Choose the right type of grass. Talk to your local nursery about what type of grass best fits your needs and environment. St. Augustine, Bermuda and buffalo grass are all common lawn varieties.
Prepare the soil. Be sure the planting area is on the same level and spread dirt around evenly as needed. Use your rototiller to mix compost into the soil.
Pull any weeds that have been tilled up. This is important to give your new grass a fighting chance.
Fertilize the soil. Before planting your grass, spread a fertilizer specially formulated for your type of grass (lawn, turf) evenly throughout the dirt. Follow the directions on the label exactly so as not to burn the roots of your new grass.

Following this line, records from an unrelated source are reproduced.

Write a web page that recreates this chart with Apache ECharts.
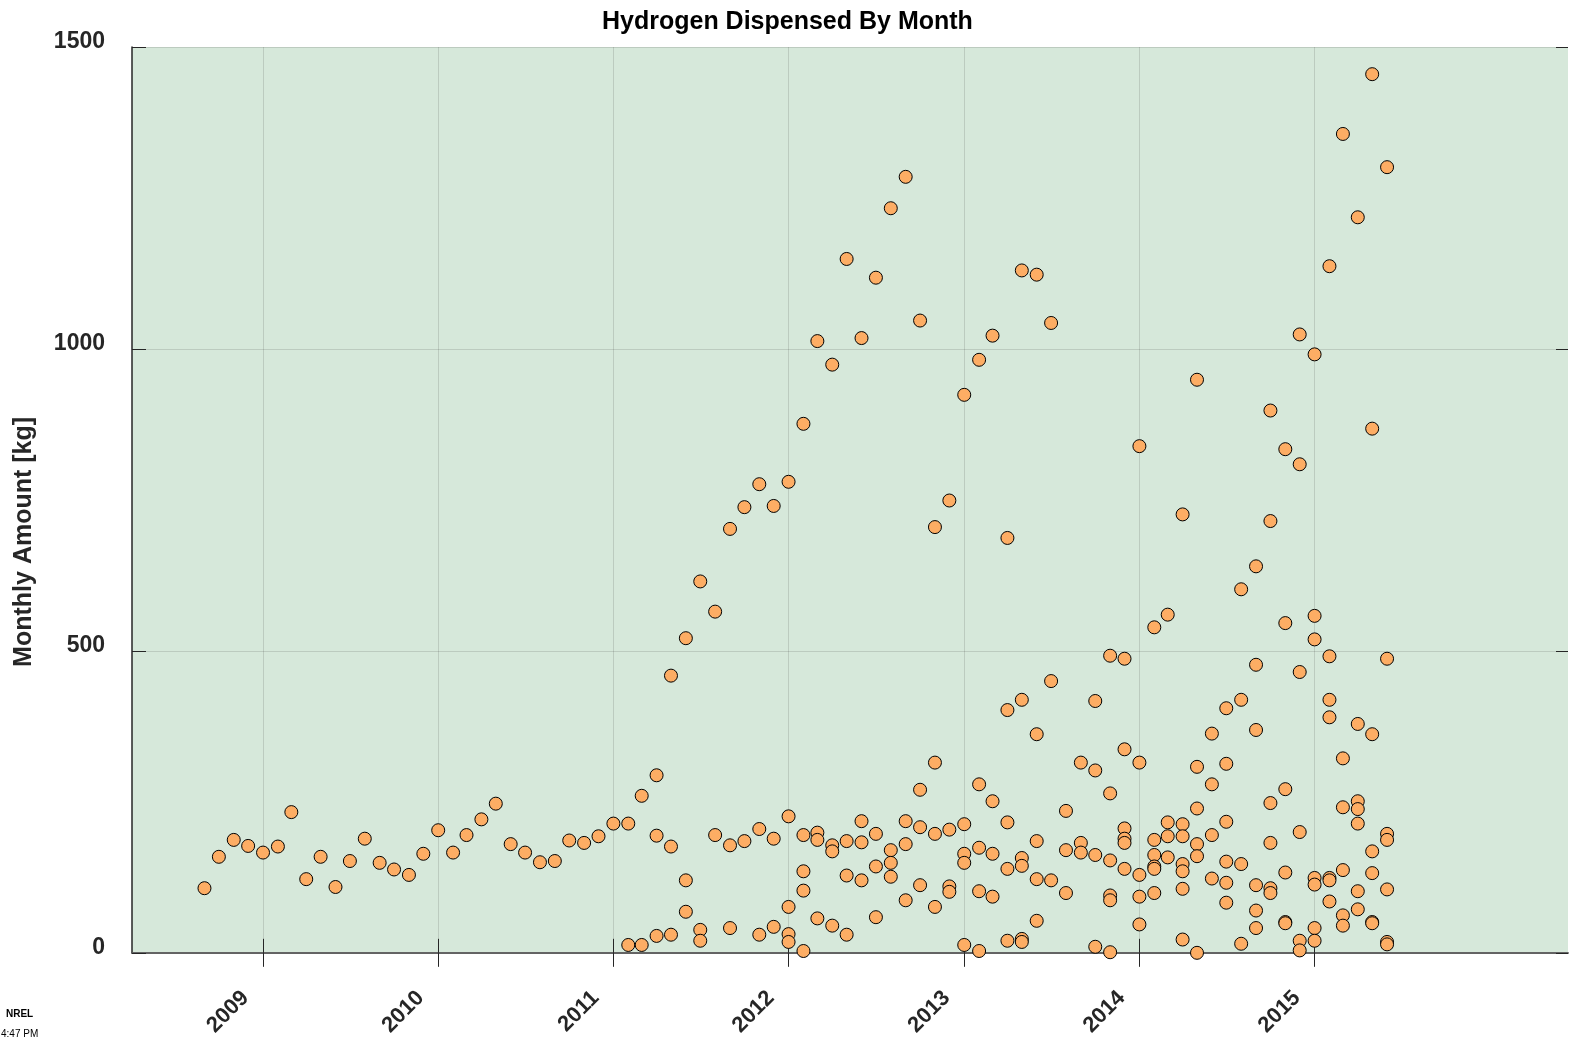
<!DOCTYPE html>
<html>
<head>
<meta charset="utf-8">
<script src="https://cdn.jsdelivr.net/npm/echarts@6/dist/echarts.min.js"></script>
<style>
  html, body { margin: 0; padding: 0; background: #fff; }
  #container { width: 1569px; height: 1039px; }
</style>
</head>
<body>
<div id="container"></div>
<script>
// monthly amounts [kg], one list per month (Jan..Dec), several stations per month
let amounts2008 = [[], [], [], [], [], [], [], [], [107], [159], [187], [177]];
let amounts2009 = [[166], [176], [233], [122], [159], [109], [152], [189], [149], [138], [129], [164]];
let amounts2010 = [[203], [166], [195], [221], [247], [180], [166], [150], [152], [186], [182], [193]];
let amounts2011 = [
    [214], [214, 13], [260, 13], [294, 194, 28], [459, 176, 30], [521, 120, 68],
    [615, 38, 20], [565, 195], [702, 178, 41], [738, 185], [776, 205, 30], [740, 189, 43]
];
let amounts2012 = [
    [780, 226, 76, 31, 18], [876, 195, 135, 103, 3], [1013, 199, 187, 57], [974, 178, 168, 45],
    [1149, 185, 128, 30], [1018, 218, 183, 120], [1118, 197, 143, 59], [1233, 170, 149, 126],
    [1285, 218, 180, 87], [1047, 270, 208, 112], [705, 315, 197, 76], [749, 204, 110, 101]
];
let amounts2013 = [
    [924, 213, 164, 149, 13], [982, 279, 174, 102, 3], [1022, 251, 164, 93], [687, 402, 216, 139, 20],
    [1130, 419, 157, 144, 23, 18], [1123, 362, 185, 122, 53], [1043, 450, 120], [235, 170, 99],
    [315, 182, 166], [417, 302, 162, 10], [492, 264, 153, 95, 87, 1], [487, 337, 206, 189, 182, 139]
];
let amounts2014 = [
    [839, 315, 129, 93, 47], [539, 187, 162, 143, 139, 99], [560, 216, 193, 158],
    [726, 213, 193, 147, 135, 106, 22], [949, 308, 239, 180, 160, 0], [363, 279, 195, 123],
    [405, 313, 217, 151, 116, 83], [602, 419, 147, 15], [640, 477, 369, 112, 70, 41],
    [898, 715, 248, 182, 107, 99], [834, 546, 271, 133, 51, 49], [1024, 809, 465, 200, 20, 4]
];
let amounts2015 = [
    [991, 558, 519, 124, 113, 41, 20], [1137, 491, 419, 390, 124, 120, 85],
    [1356, 322, 241, 137, 62, 45], [1218, 379, 251, 238, 214, 102, 72],
    [1455, 868, 362, 168, 132, 51, 49], [1301, 487, 197, 187, 105, 18, 14]
];
let yearTicks = [2009, 2010, 2011, 2012, 2013, 2014, 2015];

let byYear = {
    2008: amounts2008, 2009: amounts2009, 2010: amounts2010, 2011: amounts2011,
    2012: amounts2012, 2013: amounts2013, 2014: amounts2014, 2015: amounts2015
};
let points = [];
Object.keys(byYear).forEach(year => {
    byYear[year].forEach((list, month) => {
        list.forEach(v => points.push([Date.UTC(+year, month, 1), v]));
    });
});
let tickValues = yearTicks.map(y => Date.UTC(y, 0, 1));

let font = "'Liberation Sans', Arial, sans-serif";
let dark = '#262626';
let gridColor = 'rgba(38,38,38,0.15)';
let xMin = Date.UTC(2008, 3, 3);
let xMax = Date.UTC(2016, 5, 12);

let chart = echarts.init(document.getElementById('container'));
let option = {
    animation: false,
    textStyle: { fontFamily: font },
    title: {
        text: 'Hydrogen Dispensed By Month',
        left: 597,
        top: 5,
        textStyle: { fontSize: 25, fontWeight: 'bold', color: '#000', fontFamily: font },
    },
    grid: {
        left: 132,
        right: 1,
        top: 47,
        bottom: 84,
        show: true,
        backgroundColor: '#d6e8da',
        borderWidth: 0,
    },
    xAxis: [{
        type: 'value',
        min: xMin,
        max: xMax,
        axisLine: { lineStyle: { color: dark, width: 1.5 } },
        axisTick: { inside: true, length: 14, customValues: tickValues, lineStyle: { color: dark } },
        axisLabel: {
            customValues: tickValues,
            rotate: 45,
            margin: 24,
            formatter: v => '{y|' + new Date(v).getUTCFullYear() + '}',
            rich: {
                y: { padding: [0, 25, 0, 0], fontSize: 22, fontWeight: 'bold', color: dark, fontFamily: font },
            },
        },
        splitLine: { show: true, lineStyle: { color: gridColor } },
    }, {
        type: 'value',
        position: 'top',
        min: xMin,
        max: xMax,
        axisLine: { show: true, lineStyle: { color: '#6a6a6a', width: 1.5 } },
        axisTick: { inside: true, length: 14, customValues: tickValues, lineStyle: { color: dark } },
        axisLabel: { show: false },
        splitLine: { show: false },
    }],
    yAxis: [{
        type: 'value',
        min: 0,
        max: 1500,
        interval: 500,
        name: 'Monthly Amount [kg]',
        nameLocation: 'middle',
        nameGap: 95,
        nameTextStyle: { fontSize: 25, fontWeight: 'bold', color: dark, padding: [0, 84, 0, 0] },
        axisLine: { show: true, lineStyle: { color: dark, width: 1.5 } },
        axisTick: { show: true, inside: true, length: 14, lineStyle: { color: dark } },
        axisLabel: {
            margin: 27,
            formatter: v => '{v|' + v + '}',
            rich: {
                v: { padding: [0, 0, 10, 0], fontSize: 23, fontWeight: 'bold', color: dark, fontFamily: font },
            },
        },
        splitLine: { show: true, lineStyle: { color: gridColor } },
    }, {
        type: 'value',
        position: 'right',
        min: 0,
        max: 1500,
        interval: 500,
        axisLine: { show: false },
        axisTick: { show: true, inside: true, length: 12, lineStyle: { color: dark } },
        axisLabel: { show: false },
        splitLine: { show: false },
    }],
    graphic: [{
        type: 'text',
        left: 6,
        top: 1009,
        style: { text: 'NREL', font: "bold 10px 'Liberation Sans', Arial", fill: '#000' },
    }, {
        type: 'text',
        left: 1,
        top: 1029,
        style: { text: '4:47 PM', font: "10px 'Liberation Sans', Arial", fill: '#000' },
    }],
    series: [{
        name: 'Hydrogen',
        type: 'scatter',
        symbol: 'circle',
        symbolSize: 13,
        itemStyle: { color: '#fdad64', borderColor: '#000', borderWidth: 1, opacity: 1 },
        data: points,
    }],
};
chart.setOption(option);
</script>
</body>
</html>
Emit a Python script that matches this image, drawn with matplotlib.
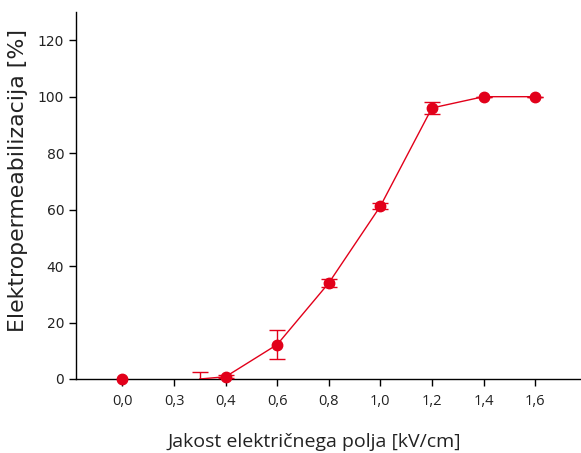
import matplotlib
matplotlib.use("Agg")
import matplotlib.pyplot as plt
import numpy as np

tick_labels = ["0,0", "0,3", "0,4", "0,6", "0,8", "1,0", "1,2", "1,4", "1,6"]
# category positions of the measured points
first_pos = [0]
first_val = [0.0]
series_pos = [1.5, 2, 3, 4, 5, 6, 7, 8]
series_val = [0.0, 0.8, 12.2, 34.0, 61.2, 96.0, 100.0, 100.0]
series_err = [2.4, 0.6, 5.0, 1.5, 1.0, 2.2, 0.0, 0.0]
series_marker = [False, True, True, True, True, True, True, True]

red = "#e2001a"
txt = "#222222"

fig = plt.figure(figsize=(5.81, 4.53), dpi=100)
ax = fig.add_axes([76 / 581, 1 - 379 / 453, (580 - 76) / 581, (379 - 12) / 453])

ax.plot(first_pos, first_val, "o", color=red, markersize=7.5, clip_on=False, zorder=4)
ax.plot(series_pos, series_val, "-", color=red, lw=1.0, zorder=3)
ax.errorbar(series_pos, series_val, yerr=series_err, fmt="none", ecolor=red,
            elinewidth=1.0, capsize=5.5, capthick=1.0, zorder=3)
mpos = [p for p, m in zip(series_pos, series_marker) if m]
mval = [v for v, m in zip(series_val, series_marker) if m]
ax.plot(mpos, mval, "o", color=red, markersize=7.5, clip_on=False, zorder=4)

ax.set_xlim(-0.9, 8.87)
ax.set_ylim(0, 130)
ax.set_xticks(range(len(tick_labels)))
ax.set_xticklabels(tick_labels, fontsize=10.5, family=["Open Sans", "DejaVu Sans"], color=txt)
ax.set_yticks(np.arange(0, 121, 20))
ax.tick_params(axis="y", labelsize=10, length=5, width=1, direction="out", labelcolor=txt)
ax.tick_params(axis="x", length=5, width=1, direction="out", pad=6)

for s in ["top", "right"]:
    ax.spines[s].set_visible(False)
ax.spines["left"].set_linewidth(1.0)
ax.spines["bottom"].set_linewidth(1.0)

ax.set_xlabel("Jakost električnega polja [kV/cm]", fontsize=14,
              family=["Open Sans", "DejaVu Sans"], color=txt)
ax.xaxis.set_label_coords((314.5 - 76) / 504, -(442 - 379) / 367)
ax.xaxis.label.set_va("center")
ax.set_ylabel("Elektropermeabilizacija [%]", fontsize=15.8, color=txt)
ax.yaxis.set_label_coords((18 - 76) / 504, (379 - 180) / 367)
ax.yaxis.label.set_va("center")

fig.savefig("out.png", dpi=100)
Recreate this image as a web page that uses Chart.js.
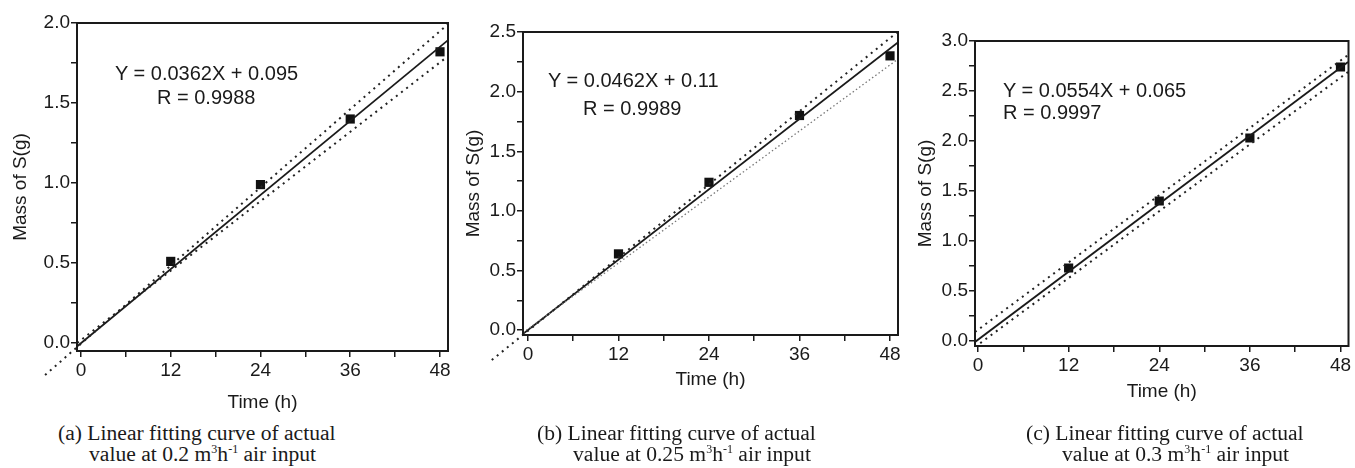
<!DOCTYPE html>
<html>
<head>
<meta charset="utf-8">
<script src="https://cdn.jsdelivr.net/npm/chart.js@4.4.1/dist/chart.umd.min.js"></script>
<style>
  body { margin: 0; width: 1355px; height: 468px; position: relative; background: #fff; overflow: hidden; }
  canvas { position: absolute; top: 0; }
  .eq { position: absolute; font-family: "Liberation Sans", Arial, sans-serif; font-size: 20px; line-height: 20px; white-space: nowrap; color: #1a1a1a; }
  .cap { position: absolute; font-family: "Liberation Serif", "Times New Roman", serif; font-size: 21.6px; line-height: 21px; white-space: nowrap; color: #1a1a1a; }
  .sup { font-size: 12px; position: relative; top: -8px; }
</style>
</head>
<body>
<canvas id="chartA" width="460" height="420" style="left:0px"></canvas>
<canvas id="chartB" width="455" height="420" style="left:455px"></canvas>
<canvas id="chartC" width="450" height="420" style="left:905px"></canvas>

<div class="eq" style="left:115px; top:63px">Y = 0.0362X + 0.095</div>
<div class="eq" style="left:157px; top:87px">R = 0.9988</div>
<div class="eq" style="left:548px; top:70px">Y = 0.0462X + 0.11</div>
<div class="eq" style="left:583px; top:98px">R = 0.9989</div>
<div class="eq" style="left:1003px; top:80px">Y = 0.0554X + 0.065</div>
<div class="eq" style="left:1003px; top:102px">R = 0.9997</div>

<div class="cap" style="left:58px; top:423px">(a) Linear fitting curve of actual</div>
<div class="cap" style="left:89px; top:444px">value at 0.2 m<span class="sup">3</span>h<span class="sup">-1</span> air input</div>
<div class="cap" style="left:537px; top:423px">(b) Linear fitting curve of actual</div>
<div class="cap" style="left:573px; top:444px">value at 0.25 m<span class="sup">3</span>h<span class="sup">-1</span> air input</div>
<div class="cap" style="left:1026px; top:423px">(c) Linear fitting curve of actual</div>
<div class="cap" style="left:1062px; top:444px">value at 0.3 m<span class="sup">3</span>h<span class="sup">-1</span> air input</div>

<script>
// measured mass of sulfur (g) after each sampling time (h)
const hours = [12, 24, 36, 48];
const massA = [0.51, 0.99, 1.40, 1.82];
const massB = [0.64, 1.24, 1.80, 2.30];
const massC = [0.73, 1.40, 2.03, 2.74];

// fitted line and the two dotted band lines, as end points
const fitXA = [-0.5, 49], fitYA = [-0.02, 1.89];
const upXA = [-4.8, 49], upYA = [-0.2, 1.99];
const lowXA = [-0.5, 49], lowYA = [0.0, 1.79];

const fitXB = [-0.65, 49], fitYB = [-0.03, 2.41];
const upXB = [-4.8, 49], upYB = [-0.25, 2.5];
const lowXB = [-0.65, 49], lowYB = [-0.02, 2.27];

const fitXC = [-0.4, 49], fitYC = [-0.01, 2.79];
const upXC = [-0.4, 49], upYC = [0.09, 2.86];
const lowXC = [-0.4, 49], lowYC = [-0.06, 2.69];

// labelled ticks
const xLabels = [0, 12, 24, 36, 48];
const yLabelsA = [0, 0.5, 1.0, 1.5, 2.0];
const yLabelsB = [0, 0.5, 1.0, 1.5, 2.0, 2.5];
const yLabelsC = [0, 0.5, 1.0, 1.5, 2.0, 2.5, 3.0];

Chart.defaults.font.family = '"Liberation Sans", Arial, sans-serif';
Chart.defaults.font.size = 19;
Chart.defaults.color = '#1a1a1a';

const ink = '#1a1a1a';

function pts(xs, ys) {
  return xs.map((x, i) => ({ x: x, y: ys[i] }));
}

// labelled ticks plus an unlabelled one half way between each pair
function withMinor(major) {
  const out = [];
  major.forEach((v, i) => {
    out.push(v);
    if (i < major.length - 1) out.push((v + major[i + 1]) / 2);
  });
  return out;
}

const framePlugin = {
  id: 'frame',
  afterDraw(chart) {
    const { ctx, chartArea: a } = chart;
    ctx.save();
    ctx.strokeStyle = ink;
    ctx.lineWidth = 2;
    ctx.strokeRect(a.left, a.top, a.right - a.left, a.bottom - a.top);
    ctx.restore();
  }
};

function makePanel(id, p) {
  new Chart(document.getElementById(id), {
    type: 'scatter',
    data: {
      datasets: [
        {
          data: pts(p.upX, p.upY),
          showLine: true, pointRadius: 0,
          borderColor: '#222', borderWidth: 2, borderDash: [2, 4.5],
          clip: false
        },
        {
          data: pts(p.lowX, p.lowY),
          showLine: true, pointRadius: 0,
          borderColor: p.lowColor, borderWidth: p.lowWidth, borderDash: p.lowDash
        },
        {
          data: pts(p.fitX, p.fitY),
          showLine: true, pointRadius: 0,
          borderColor: ink, borderWidth: 1.8
        },
        {
          data: pts(hours, p.mass),
          pointStyle: 'rect', pointRadius: 6.5,
          backgroundColor: '#111', borderColor: '#111', borderWidth: 0
        }
      ]
    },
    options: {
      responsive: false,
      animation: false,
      layout: { padding: p.pad },
      plugins: { legend: { display: false }, tooltip: { enabled: false } },
      scales: {
        x: {
          type: 'linear',
          min: p.xMin, max: p.xMax,
          afterBuildTicks: (scale) => {
            scale.ticks = withMinor(xLabels).map(v => ({ value: v }));
          },
          afterFit: (scale) => {
            scale.height = p.xHeight;
            scale.paddingLeft = 0;
            scale.paddingRight = 0;
          },
          ticks: {
            padding: 2,
            maxRotation: 0,
            autoSkip: false,
            callback: (v) => xLabels.includes(v) ? String(v) : ''
          },
          grid: { drawOnChartArea: false, drawTicks: true, tickLength: 6, color: ink, lineWidth: 1.5 },
          border: { display: false },
          title: { display: true, text: 'Time (h)', font: { size: 19 }, padding: { top: 4, bottom: 4 } }
        },
        y: {
          type: 'linear',
          min: p.yMin, max: p.yMax,
          afterBuildTicks: (scale) => {
            scale.ticks = withMinor(p.yLabels).map(v => ({ value: v }));
          },
          afterFit: (scale) => {
            scale.width = p.yWidth;
            scale.paddingTop = 0;
            scale.paddingBottom = 0;
          },
          ticks: {
            padding: 1,
            autoSkip: false,
            callback: (v) => p.yLabels.includes(v) ? v.toFixed(1) : ''
          },
          grid: { drawOnChartArea: false, drawTicks: true, tickLength: 6, color: ink, lineWidth: 1.5 },
          border: { display: false },
          title: { display: true, text: 'Mass of S(g)', font: { size: 19 }, padding: { top: 4, bottom: 4 } }
        }
      }
    },
    plugins: [framePlugin]
  });
}

makePanel('chartA', {
  mass: massA, fitX: fitXA, fitY: fitYA, upX: upXA, upY: upYA, lowX: lowXA, lowY: lowYA,
  lowColor: '#222', lowWidth: 2, lowDash: [2, 4.5],
  yLabels: yLabelsA,
  xMin: -0.53, xMax: 49.07, yMin: -0.05, yMax: 2.0,
  pad: { left: 5, top: 23, right: 12, bottom: 2 }, yWidth: 72, xHeight: 67
});

makePanel('chartB', {
  mass: massB, fitX: fitXB, fitY: fitYB, upX: upXB, upY: upYB, lowX: lowXB, lowY: lowYB,
  lowColor: '#777', lowWidth: 1.3, lowDash: [1.5, 2.5],
  yLabels: yLabelsB,
  xMin: -0.66, xMax: 49.06, yMin: -0.04, yMax: 2.5,
  pad: { left: 3, top: 32, right: 12, bottom: 25 }, yWidth: 65, xHeight: 60
});

makePanel('chartC', {
  mass: massC, fitX: fitXC, fitY: fitYC, upX: upXC, upY: upYC, lowX: lowXC, lowY: lowYC,
  lowColor: '#222', lowWidth: 2, lowDash: [2, 4.5],
  yLabels: yLabelsC,
  xMin: -0.4, xMax: 49.06, yMin: -0.05, yMax: 3.0,
  pad: { left: 5, top: 41, right: 6, bottom: 13 }, yWidth: 65, xHeight: 61
});
</script>
</body>
</html>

Once established, continue to fertilize your grass once every one to two months.
Water your lawn thoroughly. Planting grass plugs is less work when the soil is moist and easy to work with. After fully soaking, let the soil dry for 24 hours before planting.
Plant the plugs. In a checkerboard pattern, make indentations in the soil large enough to fit each plug. Gently spread the roots and place each plug into a hole. Cover the roots with soil and use your hand to pat the soil and eliminate any air pockets.
Water newly planted plugs. Fully soak the ground around the plugs to give them a good start. Continue to water your new grass every two or three days to maintain root moisture. After heavy rains, let the soil dry partially before returning to your normal watering schedule.